The comparison has been drawn many times during the post-crisis reform push, but it currently has added bite because return on equity (ROE) at the largest banks has collapsed in the past decade. Taking Morgan Stanley as an example, 2006 saw the firm post a 23.5% ROE, which fell to 9.7% in the first year of the crisis - since then, it has not once been in double-digits, according to data from Bloomberg.
Bank chief executives continue to aspire to ROEs of 12% and more, but investors are split on whether that is possible – in part, because there is a perception that the new prudential framework is designed to prevent it.
The chief executive at one New York-based hedge fund that used to trade the sector now describes banks as "turgid utilities" and says long-run ROEs are likely to be in the 6%–8% range (see charts below).
"I think there are some regulators that would like banks to be utilities, because that certainly makes their life simpler," says a policy expert at an international bank. "A regulator doesn't get blamed so much if the economy's slow, but will get 100% of the heat if a bank on their watch fails. Regulators really want a quieter life, and in some ways I can't blame them. But trying to drain all the risk out of the financial sector also means you're draining a lot of the risk capital out of the financial system. If you want to have economies grow, you're going to need people who take some risks. Maybe utility banks are safer - but they will also be less useful for the rest of the economy."
Ian Tabberer, an investment manager in the global equities team at Henderson, says some investors will be put off by utility-style banks: "The problem is that if regulators incentivise management teams to become utility-like, then they won't take risk in lending. We need banks to take risk in lending to support economic growth. So I'm not sure that's a great business model or one that's all that attractive to investors," he says. "Banking is a risk business - without risk, there is unlikely to be sufficient reward to provide a commensurate return on equity for long-term investors,"
A senior official at one European supervisor says regulations were not designed to turn banks into utilities - but believes that has been the outcome.
"I don't think it was the intention, but I would say it's an unavoidable consequence. If you want to reduce risk, then of course bank stocks probably would be less exciting," he says. "Only stable banks, boring banks, can fulfil their systemically important functions. If boring is a more efficient, more stable, long-term orientated system, then definitely that's how banks should be."

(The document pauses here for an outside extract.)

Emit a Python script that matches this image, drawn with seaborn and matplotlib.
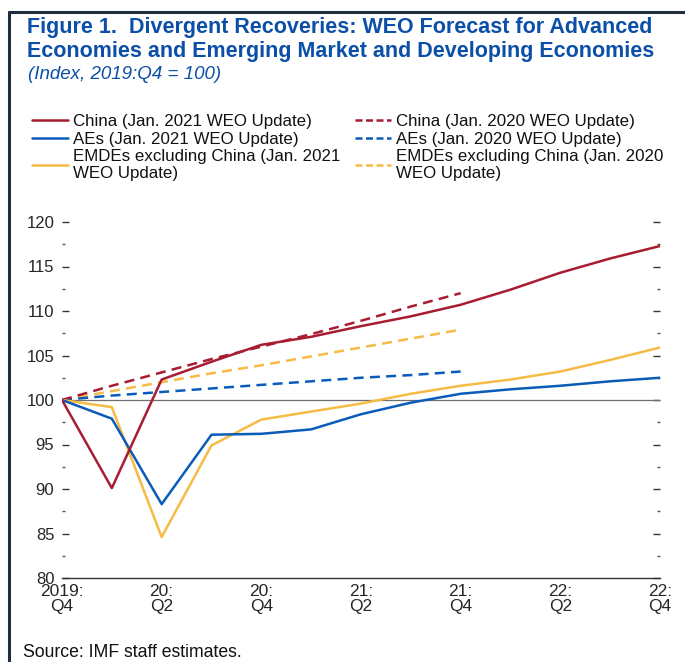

Paul Tucker, senior fellow at the Harvard Kennedy School, contests the banks' claims: "Of course banks whose past profitability was an illusion created by a leveraged credit boom might now charge more for credit or pay less on deposits; that is, a higher return on assets and from their core business. Suggestions that the post-reform banks are utilities are misleading. The authorities did not go for ‘narrow banking', with all assets risk-free."